> TASK INSTRUCTIONS
Starting with the first line of the data that follows, transcribe every line verbatim until the line containing "import plotly.graph_objects as go" has been transcribed.

## start DATA EXCERPT

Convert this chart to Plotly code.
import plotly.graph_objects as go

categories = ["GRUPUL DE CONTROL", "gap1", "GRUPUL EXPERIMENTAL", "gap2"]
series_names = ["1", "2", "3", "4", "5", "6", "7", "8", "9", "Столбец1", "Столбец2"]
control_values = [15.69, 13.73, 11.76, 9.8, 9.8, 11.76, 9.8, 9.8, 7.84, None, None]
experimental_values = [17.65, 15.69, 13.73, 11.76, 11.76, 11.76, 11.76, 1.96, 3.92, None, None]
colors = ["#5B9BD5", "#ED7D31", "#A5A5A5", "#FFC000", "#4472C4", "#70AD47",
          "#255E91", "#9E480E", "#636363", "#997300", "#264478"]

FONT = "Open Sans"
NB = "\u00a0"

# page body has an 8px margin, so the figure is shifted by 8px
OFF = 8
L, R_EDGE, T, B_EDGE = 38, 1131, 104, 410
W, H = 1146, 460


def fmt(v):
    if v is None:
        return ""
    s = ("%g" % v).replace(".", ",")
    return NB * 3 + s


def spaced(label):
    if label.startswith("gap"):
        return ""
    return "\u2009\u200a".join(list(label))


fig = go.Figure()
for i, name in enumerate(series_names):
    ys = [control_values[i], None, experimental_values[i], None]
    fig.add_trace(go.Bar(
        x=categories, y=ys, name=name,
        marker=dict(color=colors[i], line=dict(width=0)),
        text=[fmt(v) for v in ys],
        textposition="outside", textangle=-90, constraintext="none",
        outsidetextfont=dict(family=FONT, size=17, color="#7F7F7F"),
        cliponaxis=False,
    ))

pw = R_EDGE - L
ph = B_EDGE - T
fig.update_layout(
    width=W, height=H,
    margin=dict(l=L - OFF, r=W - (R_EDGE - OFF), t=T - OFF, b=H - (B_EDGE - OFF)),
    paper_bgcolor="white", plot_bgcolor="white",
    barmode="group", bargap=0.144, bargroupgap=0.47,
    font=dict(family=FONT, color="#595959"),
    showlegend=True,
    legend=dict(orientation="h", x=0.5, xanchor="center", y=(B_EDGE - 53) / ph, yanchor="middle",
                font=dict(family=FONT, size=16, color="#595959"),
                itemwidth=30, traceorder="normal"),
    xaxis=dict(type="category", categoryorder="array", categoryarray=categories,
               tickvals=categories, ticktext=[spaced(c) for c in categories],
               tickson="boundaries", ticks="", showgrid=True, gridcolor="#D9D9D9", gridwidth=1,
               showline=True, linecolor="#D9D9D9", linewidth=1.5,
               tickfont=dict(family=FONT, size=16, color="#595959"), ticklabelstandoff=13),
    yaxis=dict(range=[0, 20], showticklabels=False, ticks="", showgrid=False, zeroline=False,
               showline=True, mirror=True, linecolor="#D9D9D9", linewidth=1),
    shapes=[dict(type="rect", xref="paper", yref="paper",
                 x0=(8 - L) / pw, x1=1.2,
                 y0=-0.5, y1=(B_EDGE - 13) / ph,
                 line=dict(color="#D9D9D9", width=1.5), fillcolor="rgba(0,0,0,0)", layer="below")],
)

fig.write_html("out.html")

## end DATA EXCERPT

> FINAL RESULT
Convert this chart to Plotly code.
import plotly.graph_objects as go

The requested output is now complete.